:: DATA EXTRACT ::

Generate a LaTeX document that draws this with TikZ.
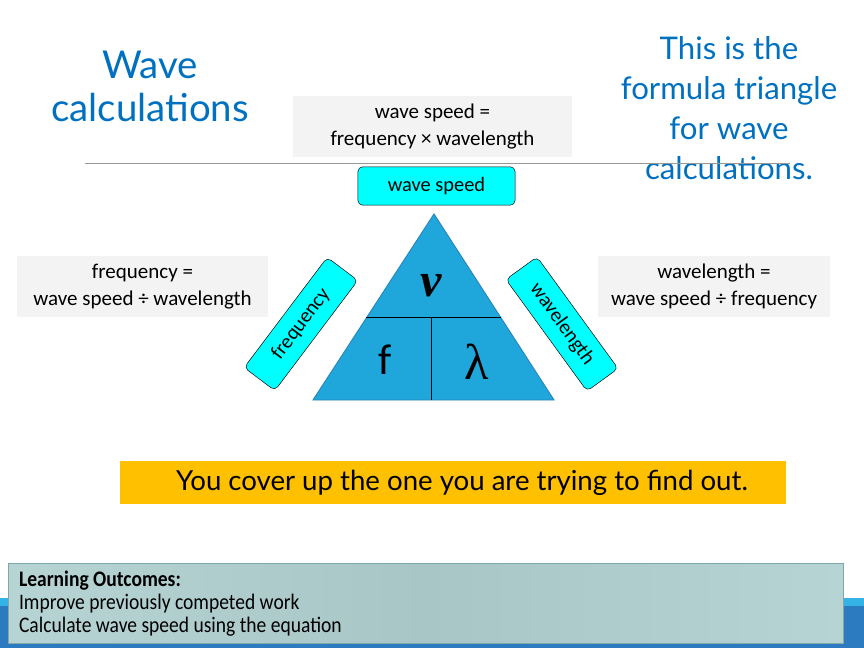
\documentclass[tikz,border=0pt]{standalone}
\usepackage{amsmath,amssymb}
\usepackage{fontspec}
\setmainfont{Carlito}
\newfontfamily\gillfont{Lato}
\newfontfamily\greekfont{Liberation Serif}
\newfontfamily\narrowfont[FakeStretch=0.88]{Carlito}
\usetikzlibrary{positioning,calc}
\usepackage{xcolor}
\definecolor{titleblue}{HTML}{0070C0}
\definecolor{formulagray}{HTML}{F3F3F3}
\definecolor{tagcyan}{HTML}{00FFFF}
\definecolor{triblue}{HTML}{1FA6DB}
\definecolor{triedge}{HTML}{2A86BE}
\definecolor{coveryellow}{HTML}{FFC000}
\definecolor{bandblue}{HTML}{2C7BC0}
\definecolor{stripeblue}{HTML}{34B4E6}
\definecolor{outcomeA}{HTML}{B6D4D3}
\definecolor{outcomeB}{HTML}{A8C6C6}
\definecolor{outcomeedge}{HTML}{7FA9A8}

\tikzset{
  formulabox/.style={fill=formulagray,align=center,inner sep=0pt,
    minimum height=50.8pt,font=\fontsize{17.5}{22}\selectfont},
  tagbox/.style={draw=black,fill=tagcyan,rounded corners=4pt,inner sep=0pt,
    minimum height=32pt,font=\fontsize{17}{19}\selectfont},
  bluetext/.style={text=titleblue,align=center,font=\gillfont\fontsize{32}{36}\selectfont},
  trilabel/.style={font=\fontsize{36}{36}\selectfont},
}

\begin{document}
\begin{tikzpicture}[x=0.8333pt,y=-0.8333pt]
\useasboundingbox (0,0) rectangle (864,648);

% headings
\node[bluetext] (title) at (150,86) {Wave\\calculations};
\node[bluetext,font=\gillfont\fontsize{26}{33.5}\selectfont] (note) at (729,108)
  {This is the\\formula triangle\\for wave\\calculations.};
\draw[gray!80,line width=0.8pt] (85,163) -- (790,163);

% the three formulas
\node[formulabox,minimum width=232.5pt] (speedeq) at (432.5,126.5)
  {wave speed =\\frequency × wavelength};
\node[formulabox,minimum width=209pt] (freqeq) at (142.5,286.5)
  {frequency =\\wave speed ÷ wavelength};
\node[formulabox,minimum width=193pt] (waveeq) at (714,286.5)
  {wavelength =\\wave speed ÷ frequency};

% formula triangle
\coordinate (apex) at (434,214);
\coordinate (bl) at (313,400);
\coordinate (br) at (554,400);
\fill[triblue] (apex) -- (br) -- (bl) -- cycle;
\draw[triedge,line width=0.8pt] (apex) -- (br) -- (bl) -- cycle;
\coordinate (midl) at ($(apex)!0.559!(bl)$);
\coordinate (midr) at ($(apex)!0.559!(br)$);
\coordinate (midb) at (431,400);
\draw[black,line width=0.8pt] (midl) -- (midr);
\draw[black,line width=0.8pt] (midb |- midl) -- (midb);
\node[trilabel,font=\greekfont\bfseries\itshape\fontsize{40}{40}\selectfont] (nu) at (431,286) {ν};
\node[trilabel] (f) at (385,360) {f};
\node[trilabel,font=\greekfont\fontsize{42}{42}\selectfont] (lambda) at (477,362) {λ};

% cover tags
\node[tagbox,minimum width=131pt] (tagspeed) at (436.5,186) {wave speed};
\node[tagbox,minimum width=115pt,rotate=53] (tagfreq) at (301,324) {frequency};
\node[tagbox,minimum width=115pt,rotate=-54] (tagwave) at (562,324) {wavelength};

% hint
\node[fill=coveryellow,minimum width=555pt,minimum height=35.8pt,inner sep=0pt,
  font=\gillfont\fontsize{23}{26}\selectfont] (hint) at (453,482.5)
  {\hspace*{15pt}You cover up the one you are trying to find out.};

% footer
\fill[bandblue] (0,600) rectangle (864,648);
\fill[stripeblue] (0,598) rectangle (864,606);
\node[draw=outcomeedge,left color=outcomeA,right color=outcomeA,middle color=outcomeB,
  anchor=north west,minimum width=696pt,minimum height=66pt,text width=678pt,
  inner xsep=9pt,inner ysep=6pt,align=left,
  font=\narrowfont\fontsize{18.5}{19.2}\selectfont] (outcomes) at (8,563)
  {\spaceskip=0.2em\relax
   \textbf{Learning Outcomes:}\\Improve previously competed work\\Calculate wave speed using the equation};
\end{tikzpicture}
\end{document}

:::

*STATED TASK:* Omit the pictures, and quote the material above exactly as given.

*TASK RESPONSE:*
Generate a LaTeX document that draws this with TikZ.
\documentclass[tikz,border=0pt]{standalone}
\usepackage{amsmath,amssymb}
\usepackage{fontspec}
\setmainfont{Carlito}
\newfontfamily\gillfont{Lato}
\newfontfamily\greekfont{Liberation Serif}
\newfontfamily\narrowfont[FakeStretch=0.88]{Carlito}
\usetikzlibrary{positioning,calc}
\usepackage{xcolor}
\definecolor{titleblue}{HTML}{0070C0}
\definecolor{formulagray}{HTML}{F3F3F3}
\definecolor{tagcyan}{HTML}{00FFFF}
\definecolor{triblue}{HTML}{1FA6DB}
\definecolor{triedge}{HTML}{2A86BE}
\definecolor{coveryellow}{HTML}{FFC000}
\definecolor{bandblue}{HTML}{2C7BC0}
\definecolor{stripeblue}{HTML}{34B4E6}
\definecolor{outcomeA}{HTML}{B6D4D3}
\definecolor{outcomeB}{HTML}{A8C6C6}
\definecolor{outcomeedge}{HTML}{7FA9A8}

\tikzset{
  formulabox/.style={fill=formulagray,align=center,inner sep=0pt,
    minimum height=50.8pt,font=\fontsize{17.5}{22}\selectfont},
  tagbox/.style={draw=black,fill=tagcyan,rounded corners=4pt,inner sep=0pt,
    minimum height=32pt,font=\fontsize{17}{19}\selectfont},
  bluetext/.style={text=titleblue,align=center,font=\gillfont\fontsize{32}{36}\selectfont},
  trilabel/.style={font=\fontsize{36}{36}\selectfont},
}

\begin{document}
\begin{tikzpicture}[x=0.8333pt,y=-0.8333pt]
\useasboundingbox (0,0) rectangle (864,648);

% headings
\node[bluetext] (title) at (150,86) {Wave\\calculations};
\node[bluetext,font=\gillfont\fontsize{26}{33.5}\selectfont] (note) at (729,108)
  {This is the\\formula triangle\\for wave\\calculations.};
\draw[gray!80,line width=0.8pt] (85,163) -- (790,163);

% the three formulas
\node[formulabox,minimum width=232.5pt] (speedeq) at (432.5,126.5)
  {wave speed =\\frequency × wavelength};
\node[formulabox,minimum width=209pt] (freqeq) at (142.5,286.5)
  {frequency =\\wave speed ÷ wavelength};
\node[formulabox,minimum width=193pt] (waveeq) at (714,286.5)
  {wavelength =\\wave speed ÷ frequency};

% formula triangle
\coordinate (apex) at (434,214);
\coordinate (bl) at (313,400);
\coordinate (br) at (554,400);
\fill[triblue] (apex) -- (br) -- (bl) -- cycle;
\draw[triedge,line width=0.8pt] (apex) -- (br) -- (bl) -- cycle;
\coordinate (midl) at ($(apex)!0.559!(bl)$);
\coordinate (midr) at ($(apex)!0.559!(br)$);
\coordinate (midb) at (431,400);
\draw[black,line width=0.8pt] (midl) -- (midr);
\draw[black,line width=0.8pt] (midb |- midl) -- (midb);
\node[trilabel,font=\greekfont\bfseries\itshape\fontsize{40}{40}\selectfont] (nu) at (431,286) {ν};
\node[trilabel] (f) at (385,360) {f};
\node[trilabel,font=\greekfont\fontsize{42}{42}\selectfont] (lambda) at (477,362) {λ};

% cover tags
\node[tagbox,minimum width=131pt] (tagspeed) at (436.5,186) {wave speed};
\node[tagbox,minimum width=115pt,rotate=53] (tagfreq) at (301,324) {frequency};
\node[tagbox,minimum width=115pt,rotate=-54] (tagwave) at (562,324) {wavelength};

% hint
\node[fill=coveryellow,minimum width=555pt,minimum height=35.8pt,inner sep=0pt,
  font=\gillfont\fontsize{23}{26}\selectfont] (hint) at (453,482.5)
  {\hspace*{15pt}You cover up the one you are trying to find out.};

% footer
\fill[bandblue] (0,600) rectangle (864,648);
\fill[stripeblue] (0,598) rectangle (864,606);
\node[draw=outcomeedge,left color=outcomeA,right color=outcomeA,middle color=outcomeB,
  anchor=north west,minimum width=696pt,minimum height=66pt,text width=678pt,
  inner xsep=9pt,inner ysep=6pt,align=left,
  font=\narrowfont\fontsize{18.5}{19.2}\selectfont] (outcomes) at (8,563)
  {\spaceskip=0.2em\relax
   \textbf{Learning Outcomes:}\\Improve previously competed work\\Calculate wave speed using the equation};
\end{tikzpicture}
\end{document}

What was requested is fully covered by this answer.